To make this skill work for a different brand/vertical (e.g., "Mexican dental tourism", "Thai cosmetic surgery", "Korean LASIK"), edit:

REFERENCE_PROMPT — describe your protagonist
SHOTS[*].prompt — describe each scene
SHOTS[*].narration — what the voiceover says
SHOTS[*].brandText — bottom brand caption
SHOTS[*].topCaption — top descriptive caption

The pipeline (parallel submission, polling, R2 mirroring, ffmpeg composition) stays the same.

Why Reference-to-Video?

Vidu has three video generation modes:

Mode	Pros	Cons
`text2video`	Simple	Each shot's character looks different
`img2video`	Visual continuity	Hard to change scenes (just continues motion)
`reference2video`	Same character across scenes	Slightly more setup

For multi-shot ads with a recurring protagonist, reference2video is the only mode that works. This skill encapsulates that workflow.

Known gotchas (saved you the debugging time)

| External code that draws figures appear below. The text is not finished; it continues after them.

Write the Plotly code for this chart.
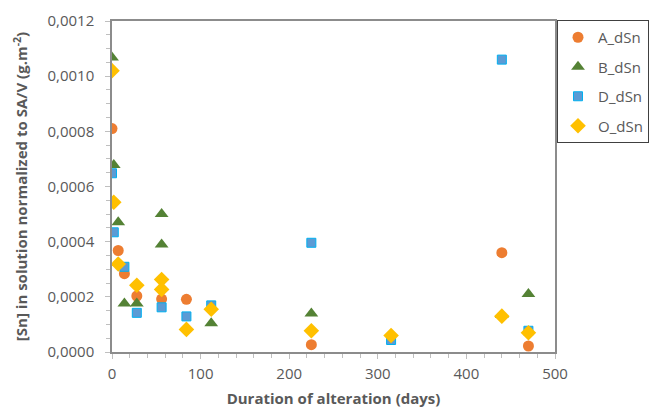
import plotly.graph_objects as go

# Data (days, [Sn] normalized)
a_x = [0, 7, 14, 28, 56, 84, 225, 440, 470]
a_y = [0.00081, 0.000368, 0.000284, 0.000203, 0.000192, 0.000191, 0.0000265, 0.00036, 0.0000217]

b_x = [0, 2, 7, 14, 28, 56, 56, 112, 225, 440, 470]
b_y = [0.001068, 0.000678, 0.00047, 0.000176, 0.000176, 0.0005, 0.00039, 0.000104, 0.00014, 0.000134, 0.00021]

d_x = [0, 2, 14, 28, 56, 84, 112, 225, 315, 440, 470]
d_y = [0.000648, 0.000434, 0.000309, 0.000142, 0.000162, 0.000129, 0.000169, 0.000396, 0.0000435, 0.00106, 0.000077]

o_x = [0, 2, 7, 28, 56, 56, 84, 112, 225, 315, 440, 470]
o_y = [0.00102, 0.000543, 0.000319, 0.000242, 0.000263, 0.000227, 0.000082, 0.000155, 0.000077, 0.00006, 0.00013, 0.00007]

FONT = "Open Sans"
GRAY = "#595959"
FS = 15

fig = go.Figure()
fig.add_trace(go.Scatter(x=a_x, y=a_y, mode="markers", name="A_dSn", legendgroup="a",
                         marker=dict(symbol="circle", size=11, color="#ED7D31")))
fig.add_trace(go.Scatter(x=b_x, y=b_y, mode="markers", name="B_dSn", legendgroup="b",
                         marker=dict(symbol="triangle-up", size=12, color="#548235")))
fig.add_trace(go.Scatter(x=d_x, y=d_y, mode="markers", name="D_dSn", legendgroup="d",
                         marker=dict(symbol="square", size=9, color="#5B9BD5",
                                     line=dict(color="#00B0F0", width=1))))
fig.add_trace(go.Scatter(x=o_x, y=o_y, mode="markers", name="O_dSn", legendgroup="o",
                         marker=dict(symbol="diamond", size=12, color="#FFC000")))

fig.update_layout(
    width=649, height=409,
    margin=dict(l=112, r=94, t=21, b=57, autoexpand=False),
    paper_bgcolor="white", plot_bgcolor="white",
    separators=", ",
    font=dict(family=FONT, size=FS, color=GRAY),
    legend=dict(xref="container", yref="container", x=557/649, y=1 - 20/409,
                xanchor="left", yanchor="top",
                bordercolor="#404040", borderwidth=1,
                font=dict(family=FONT, size=FS, color=GRAY),
                tracegroupgap=7, itemwidth=30,
                entrywidth=50, entrywidthmode="pixels"),
    xaxis=dict(range=[0, 500], tickmode="linear", tick0=0, dtick=100,
               showgrid=False, zeroline=False,
               showline=True, linecolor="#8C8C8C", linewidth=1.5, mirror=True,
               ticks="outside", ticklen=5, tickcolor="#BFBFBF",
               minor=dict(dtick=20, ticks="outside", ticklen=4, tickcolor="#BFBFBF"),
               tickfont=dict(size=FS, color=GRAY), ticklabelstandoff=2,
               title=dict(text="<b>Duration of alteration (days)</b>", standoff=12,
                          font=dict(size=FS, color=GRAY))),
    yaxis=dict(range=[0, 0.0012], tickmode="linear", tick0=0, dtick=0.0002,
               tickformat=".4f",
               showgrid=False, zeroline=False,
               showline=True, linecolor="#8C8C8C", linewidth=1.5, mirror=True,
               ticks="outside", ticklen=5, tickcolor="#BFBFBF",
               minor=dict(dtick=0.00005, ticks="outside", ticklen=4, tickcolor="#BFBFBF"),
               tickfont=dict(size=FS, color=GRAY), ticklabelstandoff=8,
               title=dict(text="<b>[Sn] in solution normalized to SA/V (g.m<sup>-2</sup>)</b>",
                          standoff=16, font=dict(size=FS, color=GRAY))),
)

fig.write_html("out.html")
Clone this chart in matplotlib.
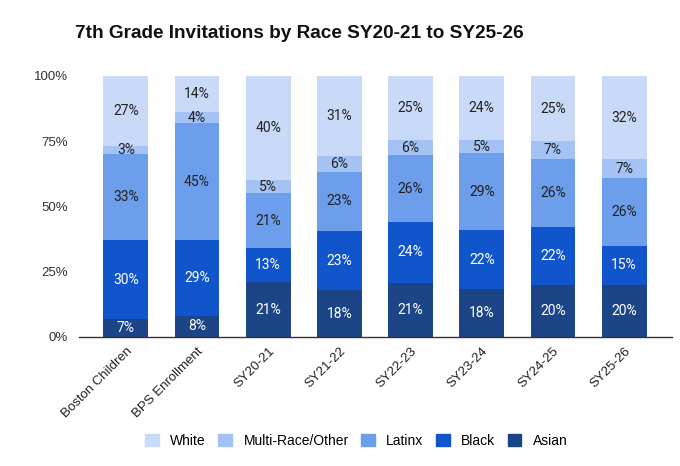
import numpy as np
import matplotlib.pyplot as plt
from matplotlib.patches import Patch

# chart data
categories = ['Boston Children', 'BPS Enrollment', 'SY20-21', 'SY21-22',
              'SY22-23', 'SY23-24', 'SY24-25', 'SY25-26']
asian = [7, 8, 21, 18, 21, 18, 20, 20]
black = [30, 29, 13, 23, 24, 22, 22, 15]
latinx = [33, 45, 21, 23, 26, 29, 26, 26]
multi = [3, 4, 5, 6, 6, 5, 7, 7]
white = [27, 14, 40, 31, 25, 24, 25, 32]

series = [('Asian', asian, '#1c4587', 'white'),
          ('Black', black, '#1155cc', 'white'),
          ('Latinx', latinx, '#6d9eeb', '#222222'),
          ('Multi-Race/Other', multi, '#a4c2f4', '#222222'),
          ('White', white, '#c9daf8', '#222222')]

fig = plt.figure(figsize=(6.8, 4.66), dpi=100)
ax = fig.add_axes([0.116, 0.277, 0.872, 0.560])

x = np.arange(len(categories))
totals = np.sum([s[1] for s in series], axis=0).astype(float)
bottom = np.zeros(len(categories))
for name, vals, col, tcol in series:
	frac = np.array(vals) / totals
	ax.bar(x, frac, 0.63, bottom=bottom, color=col, edgecolor='none', label=name)
	for i in range(len(categories)):
		ax.text(x[i], bottom[i] + frac[i] / 2, '%d%%' % vals[i], ha='center', va='center',
		        fontsize=10, color=tcol, family='Roboto')
	bottom += frac

ax.set_xlim(-0.66, 7.67)
ax.set_ylim(0, 1.0)
ax.set_yticks([0, 0.25, 0.5, 0.75, 1.0])
ax.set_yticklabels(['0%', '25%', '50%', '75%', '100%'], family='Liberation Sans', fontsize=9.5, color='#333333')
ax.set_xticks(x)
ax.set_xticklabels(categories, rotation=45, ha='right', rotation_mode='anchor',
                   family='Liberation Sans', fontsize=9.5, color='#222222')
ax.tick_params(axis='both', length=0)
ax.tick_params(axis='x', pad=6)
ax.tick_params(axis='y', pad=8)
for s in ['top', 'right', 'left']:
	ax.spines[s].set_visible(False)
ax.spines['bottom'].set_color('#333333')
ax.spines['bottom'].set_linewidth(1)

fig.text(0.110, 0.929, '7th Grade Invitations by Race SY20-21 to SY25-26', fontsize=13.7,
         fontweight='bold', family='Liberation Sans', va='center', ha='left', color='#111111')

handles = [Patch(color=s[2], label=s[0]) for s in reversed(series)]
fig.legend(handles=handles, loc='center', bbox_to_anchor=(0.524, 0.054), ncol=5, frameon=False,
           prop={'family': 'Liberation Sans', 'size': 10}, handlelength=1.0, handleheight=1.0,
           columnspacing=0.9, handletextpad=0.8)

plt.savefig('out.png', dpi=100)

Vidu CloudFront URLs contain unencoded ; — don't URL-encode it, that breaks the signature. Mirror to R2 immediately.
OpenAI / OpenRouter quotas run out fast — this skill uses Replicate Kokoro instead, which is dirt cheap.
Replicate rate-limits accounts under $5 credit to 6 req/min — script adds 11s delays between TTS calls.
ffmpeg drawtext apostrophe escaping is unreliable — use full words instead ("should not" instead of "shouldn't").
ffmpeg drawtext % is parsed as variable — escape or use words ("60 percent").
Multiple drawtext filters with commas in text break with , separator — use ; + intermediate labels instead.